Ha visitato personalmente quella “Strada dei Giusti” nel memoriale di Gerusalemme? Se sì, che impressione le ha fatto?
No, non ancora. Lo considero un luogo sacro dove intorno ad ogni albero piantato in memoria di un Giusto, aleggia l’anima di un uomo o una donna che ha rifiutato la brutalità e la cattiveria ed ha avuto il coraggio dell’amore e della fratellanza. È tutto in questo coraggio, che va capito e rispettato, che risiede uno degli aspetti più affascinanti ed essenziali dell’uomo.
A un lettore occasionale, poco avvezzo o non interessato alle ricostruzioni storiche, perché consiglierebbe di leggere questo libro? E in generale, possiamo dire che è un romanzo per tutti?

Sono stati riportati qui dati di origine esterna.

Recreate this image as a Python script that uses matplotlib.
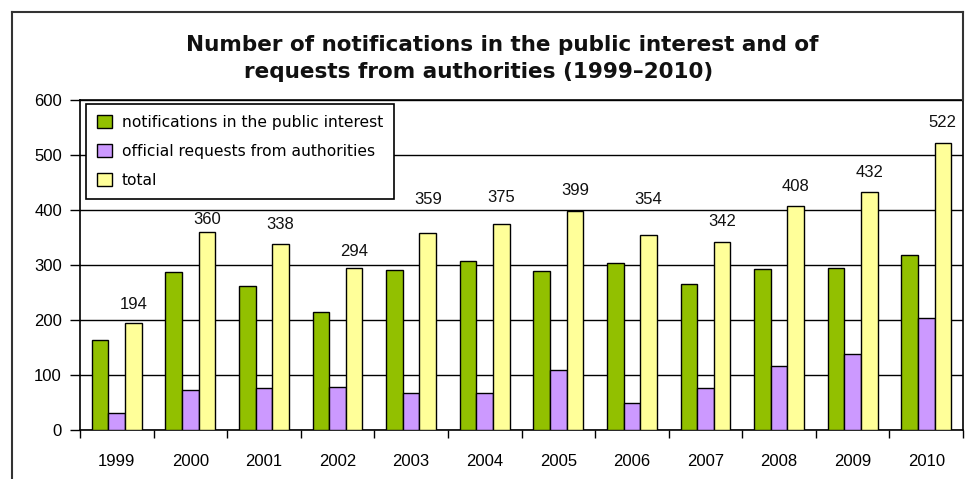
"""Notifications in the public interest vs official requests, 1999-2010."""

import matplotlib
matplotlib.use("Agg")
import matplotlib.pyplot as plt
import numpy as np
from matplotlib.lines import Line2D
from matplotlib.patches import Patch

years = ["1999", "2000", "2001", "2002", "2003", "2004",
         "2005", "2006", "2007", "2008", "2009", "2010"]
public_interest = [163, 288, 262, 215, 291, 307, 290, 304, 266, 292, 294, 318]
official_requests = [31, 72, 76, 79, 68, 68, 109, 50, 76, 116, 138, 204]
total = [194, 360, 338, 294, 359, 375, 399, 354, 342, 408, 432, 522]

# label lift above each total bar, in pixels (labels were nudged by hand in the original)
label_lift_px = [19, 12, 20, 17, 33, 26, 20, 36, 20, 19, 20, 20]

GREEN = "#92c000"
PURPLE = "#cc99ff"
YELLOW = "#ffff99"
NUM_FONT = "Liberation Sans"

W, H = 969, 479
fig = plt.figure(figsize=(W / 100, H / 100), dpi=100)
ax = fig.add_axes([80 / W, 1 - 430 / H, 883 / W, 330 / H])

x = np.arange(len(years))
w = 0.226
bar_kw = dict(width=w, edgecolor="black", linewidth=1.0, zorder=3)
ax.bar(x - w, public_interest, color=GREEN, **bar_kw)
ax.bar(x, official_requests, color=PURPLE, **bar_kw)
ax.bar(x + w, total, color=YELLOW, **bar_kw)

for xi, val, lift in zip(x, total, label_lift_px):
    ax.annotate(str(val), (xi + w, val), xytext=(0, lift * 0.72), textcoords="offset points",
                ha="center", va="center", fontsize=12, family=NUM_FONT, color="#111111")

ax.set_xlim(-0.5, len(years) - 0.5)
ax.set_ylim(0, 600)
ax.set_yticks(range(0, 601, 100))
ax.set_yticklabels([str(v) for v in range(0, 601, 100)], family=NUM_FONT, fontsize=12)
ax.set_xticks(x)
ax.set_xticklabels(years, family=NUM_FONT, fontsize=12)
ax.set_xticks(np.arange(-0.5, len(years)), minor=True)
ax.tick_params(axis="x", which="major", length=0, pad=17)
ax.tick_params(axis="x", which="minor", length=6, width=1, direction="out")
ax.tick_params(axis="y", length=7, width=1, direction="out", pad=6)

ax.set_axisbelow(True)
ax.yaxis.grid(True, color="black", linewidth=1.0)
for sp in ax.spines.values():
    sp.set_color("black")
    sp.set_linewidth(1.2)

handles = [
    Patch(facecolor=GREEN, edgecolor="black", label="notifications in the public interest"),
    Patch(facecolor=PURPLE, edgecolor="black", label="official requests from authorities"),
    Patch(facecolor=YELLOW, edgecolor="black", label="total"),
]
leg = ax.legend(handles=handles, loc="upper left", bbox_to_anchor=(6 / 883, 1 - 4 / 330),
                borderaxespad=0, fancybox=False, edgecolor="black", framealpha=1,
                fontsize=11.2, handlelength=0.92, handleheight=0.92, handletextpad=0.65,
                labelspacing=0.88, borderpad=0.72)
leg.get_frame().set_linewidth(1.2)

fig.text(502 / W, 1 - 45 / H, "Number of notifications in the public interest and of",
         ha="center", va="center", fontsize=15.5, fontweight="bold", color="#111111")
fig.text(479 / W, 1 - 72 / H, "requests from authorities (1999\u20132010)",
         ha="center", va="center", fontsize=15.5, fontweight="bold", color="#111111")

# outer chart-area frame
frame_kw = dict(color="#333333", linewidth=1.5, transform=fig.transFigure)
fig.add_artist(Line2D([12 / W, 12 / W], [0, 1 - 12 / H], **frame_kw))
fig.add_artist(Line2D([12 / W, 963 / W], [1 - 12 / H, 1 - 12 / H], **frame_kw))
fig.add_artist(Line2D([963 / W, 963 / W], [1 - 12 / H, 1 - 100 / H], **frame_kw))

fig.savefig("out.png", dpi=100)
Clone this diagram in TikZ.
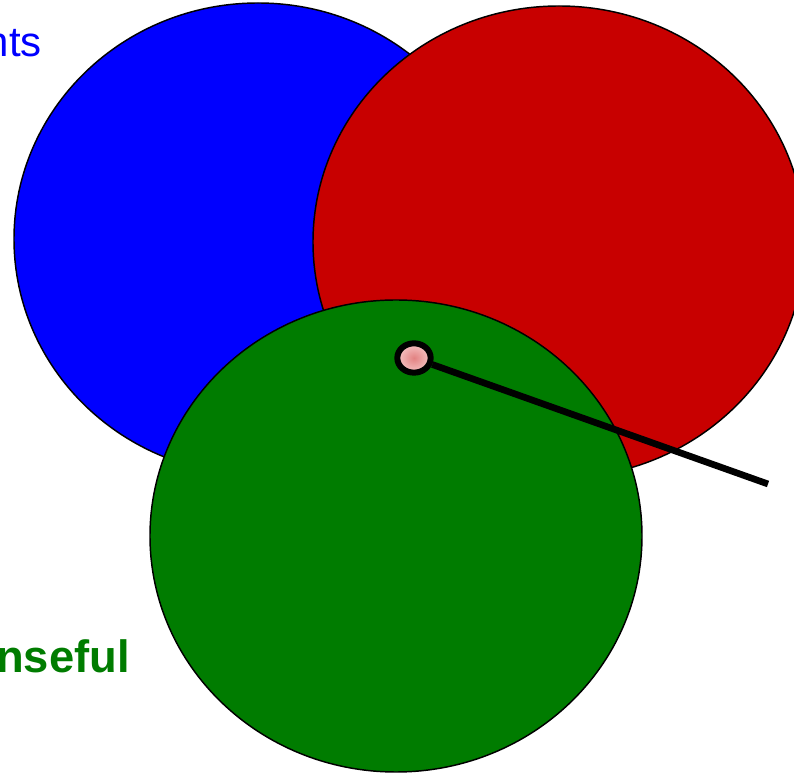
\documentclass[tikz,border=0pt]{standalone}
\usepackage{fontspec}
\setmainfont{Liberation Sans}
\usepackage{xcolor}
\usepackage{tikz}
\usetikzlibrary{shapes.geometric}
\definecolor{setblue}{RGB}{0,0,255}
\definecolor{setred}{RGB}{200,0,0}
\definecolor{setgreen}{RGB}{0,124,0}
\definecolor{dotpink}{RGB}{246,196,196}
\definecolor{dotcore}{RGB}{226,130,130}

\begin{document}
\begin{tikzpicture}[x=0.75pt, y=-0.75pt,
        setshape/.style={ellipse, draw=black, line width=1.1pt, inner sep=0pt,
            minimum width=369pt, minimum height=354pt}]
            \useasboundingbox (0,0) rectangle (794,773);
            \clip (0,0) rectangle (794,773);
            \node[setshape, fill=setblue, minimum width=366pt] (blueset) at (258,239) {};
            \node[setshape, fill=setred] (redset) at (559,242) {};
            \node[setshape, fill=setgreen] (greenset) at (396,536) {};
            \node[anchor=base east, inner sep=0pt, text=setblue, font=\fontsize{31.5}{36}\selectfont] (bluelabel) at (42,57) {nts};
            \node[anchor=base east, inner sep=0pt, text=setgreen, font=\fontsize{34}{40}\selectfont\bfseries] (greenlabel) at (130,673) {nseful};
            \node[ellipse, draw=black, line width=4.5pt, inner sep=0pt, minimum width=25pt, minimum height=22pt,
                inner color=dotcore, outer color=dotpink] (dot) at (414,358) {};
            \coordinate (tip) at (768,484);
            \draw[line width=5pt] (dot) -- (tip);
        \end{tikzpicture}
\end{document}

Il Dossier Wallenberg è una storia d’amore intensa fino al passionale e una storia di coraggio. La ricostruzione storica che ho fatto è accurata e approfondita, ma come nella vita di tutti noi, gli avvenimenti storici che viviamo tutti i giorni si mescolano con le emozioni e le passioni. Nel Dossier Wallenberg c’è esattamente questa verità. Non mi interessano i sentimentalismi o i ragionamenti troppo avvitati su se stessi, Wallenberg era un uomo d’azione e passione ed è con l’azione e la passione che va raccontata la sua storia. Per questo motivo è, sì, un romanzo per tutti.